Open Data Center Alliance

The Open Data Center Alliance is an independent organization created in Oct. 2010 with the assistance of Intel to coordinate the development of standards for cloud computing. Approximately 100 companies, which account for more than $50bn of IT spending, have joined the Alliance, including BMW, Royal Dutch Shell and Marriott Hotels. "The Alliance's Cloud 2015 vision is aimed at creating a federated cloud where common standards will be laid down for those in the hardware and software arena."[1]

Usage Model Roadmap

The organization sees a growing need for solutions developed in an open, industry-standard and multi-vendor fashion, and has thus created a usage model roadmap featuring 19 prioritized usage models. The usage models provide detailed requirements for data center and cloud solutions, and will include detailed technical documentation discussing the requirements for technology deployments.

To further its roadmap development, the steering committee established five initial technical workgroups in the areas of infrastructure, management, regulation & ecosystem, security and services.

The organization delivered a 0.50 usage model roadmap to Open Data Center Alliance technical workgroups in Oct. 2010, and its members intend to deliver a 1.0 roadmap for public use in 2011.

Membership

The steering committee consists of BMW, Capgemini, China Life, China Unicom Group, Deutsche Bank, JPMorgan Chase, Lockheed Martin, Marriott International, Inc., National Australia Bank, Royal Dutch Shell, Terremark and UBS. Other members include AT&T, CERN, eBay, Logica, Motorola Mobility Inc. and Nokia.

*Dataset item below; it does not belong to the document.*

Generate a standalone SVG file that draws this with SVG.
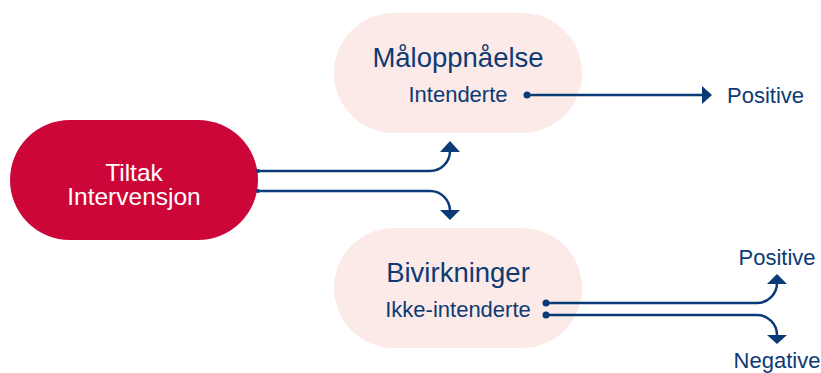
<svg xmlns="http://www.w3.org/2000/svg" width="821" height="373" viewBox="0 0 821 373">
  <style>
    .pill-main { fill: #CC0638; }
    .pill-soft { fill: #FBEAE7; }
    .title { font-family: "Liberation Sans", Arial, sans-serif; font-size: 27.5px; fill: #0E3A74; text-anchor: middle; }
    .sub { font-family: "Liberation Sans", Arial, sans-serif; font-size: 22px; fill: #0E3A74; text-anchor: middle; }
    .main-label { font-family: "Liberation Sans", Arial, sans-serif; font-size: 24.5px; fill: #FFFFFF; text-anchor: middle; }
    .outcome { font-family: "Liberation Sans", Arial, sans-serif; font-size: 22px; fill: #0E3A74; }
    .line { fill: none; stroke: #0B3B76; stroke-width: 2.5; }
    .head { fill: #0B3B76; }
  </style>

  <g id="tiltak">
    <rect class="pill-main" x="10" y="120" width="248" height="120" rx="60" ry="60"/>
    <text class="main-label" x="134" y="181">Tiltak</text>
    <text class="main-label" x="134" y="205">Intervensjon</text>
  </g>

  <g id="maloppnaelse">
    <rect class="pill-soft" x="334" y="13" width="248" height="120" rx="60" ry="60"/>
    <text class="title" x="458" y="67">Måloppnåelse</text>
    <text class="sub" x="458" y="102">Intenderte</text>
  </g>

  <g id="bivirkninger">
    <rect class="pill-soft" x="334" y="228" width="248" height="120" rx="60" ry="60"/>
    <text class="title" x="458" y="282">Bivirkninger</text>
    <text class="sub" x="458" y="317">Ikke-intenderte</text>
  </g>

  <g id="outcomes">
    <text class="outcome" x="727" y="103">Positive</text>
    <text class="outcome" x="777" y="265" text-anchor="middle">Positive</text>
    <text class="outcome" x="777" y="368" text-anchor="middle">Negative</text>
  </g>

  <g id="connectors">
    <!-- from Tiltak to the two outcome groups -->
    <circle class="head" cx="258" cy="171" r="2"/>
    <circle class="head" cx="258" cy="191" r="2"/>
    <path class="line" d="M258,171 H430 A20,20 0 0 0 450,151"/>
    <polygon class="head" points="440,152 460,152 450,141"/>
    <path class="line" d="M258,191 H430 A20,20 0 0 1 450,211"/>
    <polygon class="head" points="440,210 460,210 450,220"/>

    <!-- intended effects -->
    <circle class="head" cx="527" cy="95" r="3.5"/>
    <path class="line" d="M527,95 H703"/>
    <polygon class="head" points="702,86 712,95 702,104"/>

    <!-- side effects -->
    <circle class="head" cx="546" cy="303" r="3.5"/>
    <circle class="head" cx="546" cy="315" r="3.5"/>
    <path class="line" d="M546,303 H757 A20,20 0 0 0 777,283"/>
    <polygon class="head" points="767,284 787,284 777,274"/>
    <path class="line" d="M546,315 H757 A20,20 0 0 1 777,335"/>
    <polygon class="head" points="767,335 787,335 777,344"/>
  </g>
</svg>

"The demands on the IT organisations are coming at such an alarming rate that there are many, many different solutions being developed today that maybe don't work with each other. We need one voice, one road map, so that companies are able to say to manufacturers here is a clear vision of what they should be developing their product to do." says Marvin Wheeler, of Terremark, chairman of the Alliance.

"While it's unclear how successful this alliance will be, it is at least shedding the spotlight on cloud interoperability, a big emerging issue," said Larry Dignan of ZDNet.[1]